#### [Directive]
Please start at the first line of the records beneath and quote each line exactly, ending with the line containing "plt.rcParams['font.family'] = ['Liberation".

Charts and diagrams as code

>> Begin

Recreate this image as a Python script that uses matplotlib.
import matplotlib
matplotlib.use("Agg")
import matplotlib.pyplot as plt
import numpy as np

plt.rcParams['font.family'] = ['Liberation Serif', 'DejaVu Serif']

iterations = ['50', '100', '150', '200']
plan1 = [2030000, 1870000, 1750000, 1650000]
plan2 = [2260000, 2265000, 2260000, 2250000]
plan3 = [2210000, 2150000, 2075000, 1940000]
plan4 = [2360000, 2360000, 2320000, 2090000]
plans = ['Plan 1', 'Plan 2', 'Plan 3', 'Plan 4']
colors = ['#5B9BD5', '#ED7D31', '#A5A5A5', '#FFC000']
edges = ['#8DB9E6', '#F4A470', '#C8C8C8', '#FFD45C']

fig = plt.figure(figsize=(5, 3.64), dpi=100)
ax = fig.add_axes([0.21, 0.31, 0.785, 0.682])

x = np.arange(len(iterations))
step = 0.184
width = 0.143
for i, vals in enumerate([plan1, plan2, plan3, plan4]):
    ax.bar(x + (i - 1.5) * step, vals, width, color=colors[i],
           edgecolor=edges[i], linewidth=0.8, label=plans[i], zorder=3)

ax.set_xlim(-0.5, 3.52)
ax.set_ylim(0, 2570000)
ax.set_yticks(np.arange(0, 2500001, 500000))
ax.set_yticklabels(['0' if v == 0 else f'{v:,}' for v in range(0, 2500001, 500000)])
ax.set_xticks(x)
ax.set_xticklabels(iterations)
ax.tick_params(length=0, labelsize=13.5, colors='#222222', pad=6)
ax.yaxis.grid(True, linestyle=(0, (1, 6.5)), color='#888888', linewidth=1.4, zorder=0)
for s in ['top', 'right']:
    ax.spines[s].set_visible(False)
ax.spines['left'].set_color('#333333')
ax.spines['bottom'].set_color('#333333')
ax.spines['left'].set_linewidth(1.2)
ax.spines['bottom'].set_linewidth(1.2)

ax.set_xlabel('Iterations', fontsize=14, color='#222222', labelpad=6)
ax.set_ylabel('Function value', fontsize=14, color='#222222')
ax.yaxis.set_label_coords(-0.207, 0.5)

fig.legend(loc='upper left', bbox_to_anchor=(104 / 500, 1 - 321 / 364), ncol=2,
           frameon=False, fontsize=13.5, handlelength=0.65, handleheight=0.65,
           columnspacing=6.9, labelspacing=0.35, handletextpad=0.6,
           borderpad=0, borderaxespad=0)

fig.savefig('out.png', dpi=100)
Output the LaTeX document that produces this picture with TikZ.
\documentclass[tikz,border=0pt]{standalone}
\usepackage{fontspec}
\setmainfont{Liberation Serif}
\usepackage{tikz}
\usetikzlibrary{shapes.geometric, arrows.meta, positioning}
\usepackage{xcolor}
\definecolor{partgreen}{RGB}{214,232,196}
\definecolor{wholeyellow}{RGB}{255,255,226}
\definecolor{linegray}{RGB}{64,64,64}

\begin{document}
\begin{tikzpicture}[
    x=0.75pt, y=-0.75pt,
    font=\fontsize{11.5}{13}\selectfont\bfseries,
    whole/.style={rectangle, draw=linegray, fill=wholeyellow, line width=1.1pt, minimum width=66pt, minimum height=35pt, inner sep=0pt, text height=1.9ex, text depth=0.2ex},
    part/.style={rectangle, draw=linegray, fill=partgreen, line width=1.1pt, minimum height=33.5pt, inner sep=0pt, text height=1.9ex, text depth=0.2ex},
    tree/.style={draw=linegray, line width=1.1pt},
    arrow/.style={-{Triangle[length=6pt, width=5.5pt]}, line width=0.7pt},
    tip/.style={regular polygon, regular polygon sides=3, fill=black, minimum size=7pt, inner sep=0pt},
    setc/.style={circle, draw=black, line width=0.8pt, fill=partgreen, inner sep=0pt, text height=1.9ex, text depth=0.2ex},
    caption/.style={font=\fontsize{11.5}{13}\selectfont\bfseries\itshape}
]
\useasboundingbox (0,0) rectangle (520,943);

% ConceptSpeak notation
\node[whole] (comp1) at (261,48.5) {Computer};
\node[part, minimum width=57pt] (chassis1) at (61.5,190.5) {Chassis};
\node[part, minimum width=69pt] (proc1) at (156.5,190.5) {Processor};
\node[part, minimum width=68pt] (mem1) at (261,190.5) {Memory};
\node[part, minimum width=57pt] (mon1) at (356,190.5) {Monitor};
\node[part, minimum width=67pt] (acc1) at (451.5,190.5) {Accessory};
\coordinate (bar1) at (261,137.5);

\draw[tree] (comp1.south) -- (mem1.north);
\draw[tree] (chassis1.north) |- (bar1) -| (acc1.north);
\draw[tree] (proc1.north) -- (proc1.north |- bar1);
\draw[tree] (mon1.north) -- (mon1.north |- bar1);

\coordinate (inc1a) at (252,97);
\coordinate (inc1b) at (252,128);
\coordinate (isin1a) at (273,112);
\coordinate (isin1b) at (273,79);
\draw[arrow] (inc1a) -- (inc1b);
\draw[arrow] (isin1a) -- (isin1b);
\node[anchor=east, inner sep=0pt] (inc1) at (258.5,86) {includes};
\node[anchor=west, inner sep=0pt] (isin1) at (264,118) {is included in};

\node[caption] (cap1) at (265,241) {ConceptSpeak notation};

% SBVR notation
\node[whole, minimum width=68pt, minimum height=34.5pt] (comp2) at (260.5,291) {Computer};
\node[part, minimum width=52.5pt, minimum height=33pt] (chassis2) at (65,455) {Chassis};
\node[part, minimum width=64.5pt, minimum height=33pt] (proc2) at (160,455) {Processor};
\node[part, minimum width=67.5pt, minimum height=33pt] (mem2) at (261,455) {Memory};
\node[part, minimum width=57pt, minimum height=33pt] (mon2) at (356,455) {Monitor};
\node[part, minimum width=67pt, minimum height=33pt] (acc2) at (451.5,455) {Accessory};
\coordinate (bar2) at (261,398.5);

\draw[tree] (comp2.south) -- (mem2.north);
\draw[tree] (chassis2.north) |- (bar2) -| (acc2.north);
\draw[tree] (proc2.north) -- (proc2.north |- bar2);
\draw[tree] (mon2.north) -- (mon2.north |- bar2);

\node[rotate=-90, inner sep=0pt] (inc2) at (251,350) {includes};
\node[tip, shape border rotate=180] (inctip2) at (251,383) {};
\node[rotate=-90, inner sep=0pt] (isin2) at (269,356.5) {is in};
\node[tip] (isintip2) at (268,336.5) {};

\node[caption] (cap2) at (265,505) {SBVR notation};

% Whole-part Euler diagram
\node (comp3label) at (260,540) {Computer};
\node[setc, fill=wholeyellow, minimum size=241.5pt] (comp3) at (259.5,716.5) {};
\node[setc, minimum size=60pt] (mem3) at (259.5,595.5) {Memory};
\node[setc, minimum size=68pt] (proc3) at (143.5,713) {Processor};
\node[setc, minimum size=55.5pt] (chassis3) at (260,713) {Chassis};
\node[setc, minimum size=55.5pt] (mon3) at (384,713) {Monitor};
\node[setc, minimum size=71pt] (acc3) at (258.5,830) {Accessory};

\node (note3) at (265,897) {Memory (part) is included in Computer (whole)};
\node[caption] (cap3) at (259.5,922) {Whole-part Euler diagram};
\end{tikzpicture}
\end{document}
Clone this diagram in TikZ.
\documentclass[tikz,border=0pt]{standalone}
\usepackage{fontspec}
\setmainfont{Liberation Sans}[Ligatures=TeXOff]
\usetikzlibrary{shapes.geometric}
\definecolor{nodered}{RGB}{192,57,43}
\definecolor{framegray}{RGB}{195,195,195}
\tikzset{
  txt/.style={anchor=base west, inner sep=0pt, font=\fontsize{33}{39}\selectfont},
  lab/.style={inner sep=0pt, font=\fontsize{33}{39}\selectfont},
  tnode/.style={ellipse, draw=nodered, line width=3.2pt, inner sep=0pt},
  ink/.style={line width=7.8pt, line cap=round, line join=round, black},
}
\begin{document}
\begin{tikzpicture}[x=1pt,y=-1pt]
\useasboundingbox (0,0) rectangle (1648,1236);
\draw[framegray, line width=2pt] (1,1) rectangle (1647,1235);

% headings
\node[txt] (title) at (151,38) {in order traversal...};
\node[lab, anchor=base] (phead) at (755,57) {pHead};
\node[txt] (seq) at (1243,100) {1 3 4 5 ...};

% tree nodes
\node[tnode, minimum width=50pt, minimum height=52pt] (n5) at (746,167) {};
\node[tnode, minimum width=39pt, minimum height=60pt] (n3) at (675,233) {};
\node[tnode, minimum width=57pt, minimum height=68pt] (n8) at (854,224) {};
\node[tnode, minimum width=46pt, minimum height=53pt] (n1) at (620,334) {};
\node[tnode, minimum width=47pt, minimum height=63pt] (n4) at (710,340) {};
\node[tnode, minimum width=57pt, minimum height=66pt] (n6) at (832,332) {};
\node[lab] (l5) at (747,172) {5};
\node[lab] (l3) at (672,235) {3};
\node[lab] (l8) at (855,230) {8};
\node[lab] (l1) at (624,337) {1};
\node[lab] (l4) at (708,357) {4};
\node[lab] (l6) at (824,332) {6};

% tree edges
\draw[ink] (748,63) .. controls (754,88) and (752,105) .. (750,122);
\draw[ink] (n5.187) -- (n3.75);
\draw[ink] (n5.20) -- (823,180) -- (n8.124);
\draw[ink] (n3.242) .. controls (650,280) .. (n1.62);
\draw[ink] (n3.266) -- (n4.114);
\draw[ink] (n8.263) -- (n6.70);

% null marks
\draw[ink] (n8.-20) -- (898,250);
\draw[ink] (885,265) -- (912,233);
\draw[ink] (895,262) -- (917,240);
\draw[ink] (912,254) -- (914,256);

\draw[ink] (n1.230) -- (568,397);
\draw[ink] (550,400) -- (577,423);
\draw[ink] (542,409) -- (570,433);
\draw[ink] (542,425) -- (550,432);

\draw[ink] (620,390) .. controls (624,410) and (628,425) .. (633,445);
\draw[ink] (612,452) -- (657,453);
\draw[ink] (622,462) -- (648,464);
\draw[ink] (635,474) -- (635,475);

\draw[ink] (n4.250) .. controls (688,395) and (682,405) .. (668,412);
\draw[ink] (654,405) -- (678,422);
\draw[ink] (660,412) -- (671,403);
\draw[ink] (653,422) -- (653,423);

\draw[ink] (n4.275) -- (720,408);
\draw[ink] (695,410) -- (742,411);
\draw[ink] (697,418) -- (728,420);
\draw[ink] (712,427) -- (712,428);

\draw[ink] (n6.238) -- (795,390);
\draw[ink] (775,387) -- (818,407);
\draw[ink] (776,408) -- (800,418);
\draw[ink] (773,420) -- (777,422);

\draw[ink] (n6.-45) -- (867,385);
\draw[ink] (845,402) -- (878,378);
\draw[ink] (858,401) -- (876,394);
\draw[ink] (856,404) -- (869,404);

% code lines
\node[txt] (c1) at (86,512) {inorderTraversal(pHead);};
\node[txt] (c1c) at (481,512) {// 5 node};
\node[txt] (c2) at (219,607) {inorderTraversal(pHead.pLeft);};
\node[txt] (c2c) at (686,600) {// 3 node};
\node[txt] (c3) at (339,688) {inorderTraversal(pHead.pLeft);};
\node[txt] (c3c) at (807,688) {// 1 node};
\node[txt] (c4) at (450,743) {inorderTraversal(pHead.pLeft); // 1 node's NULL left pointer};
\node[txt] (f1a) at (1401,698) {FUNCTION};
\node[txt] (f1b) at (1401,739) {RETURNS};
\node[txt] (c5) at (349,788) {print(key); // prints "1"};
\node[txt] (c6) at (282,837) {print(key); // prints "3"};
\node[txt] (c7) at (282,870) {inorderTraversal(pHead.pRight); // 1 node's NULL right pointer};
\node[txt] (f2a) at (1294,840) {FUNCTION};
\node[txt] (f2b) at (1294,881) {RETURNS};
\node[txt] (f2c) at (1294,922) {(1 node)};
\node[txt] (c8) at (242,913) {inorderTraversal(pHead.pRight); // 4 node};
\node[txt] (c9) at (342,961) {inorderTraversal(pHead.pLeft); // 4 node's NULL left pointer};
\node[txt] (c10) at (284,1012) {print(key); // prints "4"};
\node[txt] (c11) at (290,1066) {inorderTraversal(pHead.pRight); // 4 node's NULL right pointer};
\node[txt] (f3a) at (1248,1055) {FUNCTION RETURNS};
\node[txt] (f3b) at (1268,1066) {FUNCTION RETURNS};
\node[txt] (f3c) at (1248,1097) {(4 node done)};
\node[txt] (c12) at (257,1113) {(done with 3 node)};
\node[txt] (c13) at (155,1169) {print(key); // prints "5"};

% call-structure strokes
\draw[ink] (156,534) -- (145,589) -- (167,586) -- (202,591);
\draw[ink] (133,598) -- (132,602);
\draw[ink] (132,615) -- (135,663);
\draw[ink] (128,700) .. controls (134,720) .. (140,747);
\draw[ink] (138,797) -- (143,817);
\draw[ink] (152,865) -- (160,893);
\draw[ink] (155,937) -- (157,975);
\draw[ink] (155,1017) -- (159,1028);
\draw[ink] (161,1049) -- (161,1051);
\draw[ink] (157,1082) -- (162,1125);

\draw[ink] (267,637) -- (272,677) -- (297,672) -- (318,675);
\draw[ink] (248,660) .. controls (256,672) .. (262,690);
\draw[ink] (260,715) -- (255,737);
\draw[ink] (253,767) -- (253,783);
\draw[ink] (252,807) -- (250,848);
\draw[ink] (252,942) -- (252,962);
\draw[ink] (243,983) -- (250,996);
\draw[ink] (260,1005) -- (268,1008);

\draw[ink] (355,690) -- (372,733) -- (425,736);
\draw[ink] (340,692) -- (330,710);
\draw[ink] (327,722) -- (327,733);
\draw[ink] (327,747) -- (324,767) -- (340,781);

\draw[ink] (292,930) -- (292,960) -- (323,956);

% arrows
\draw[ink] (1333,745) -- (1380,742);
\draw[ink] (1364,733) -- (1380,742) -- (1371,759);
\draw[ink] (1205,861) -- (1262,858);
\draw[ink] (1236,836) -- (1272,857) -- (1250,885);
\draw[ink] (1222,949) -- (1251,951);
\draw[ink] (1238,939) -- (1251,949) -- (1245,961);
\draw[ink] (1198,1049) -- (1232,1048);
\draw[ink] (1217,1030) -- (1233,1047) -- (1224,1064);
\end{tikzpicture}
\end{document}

>> End

#### [Answer for the task]
Recreate this image as a Python script that uses matplotlib.
import matplotlib
matplotlib.use("Agg")
import matplotlib.pyplot as plt
import numpy as np

plt.rcParams['font.family'] = ['Liberation Serif', 'DejaVu Serif']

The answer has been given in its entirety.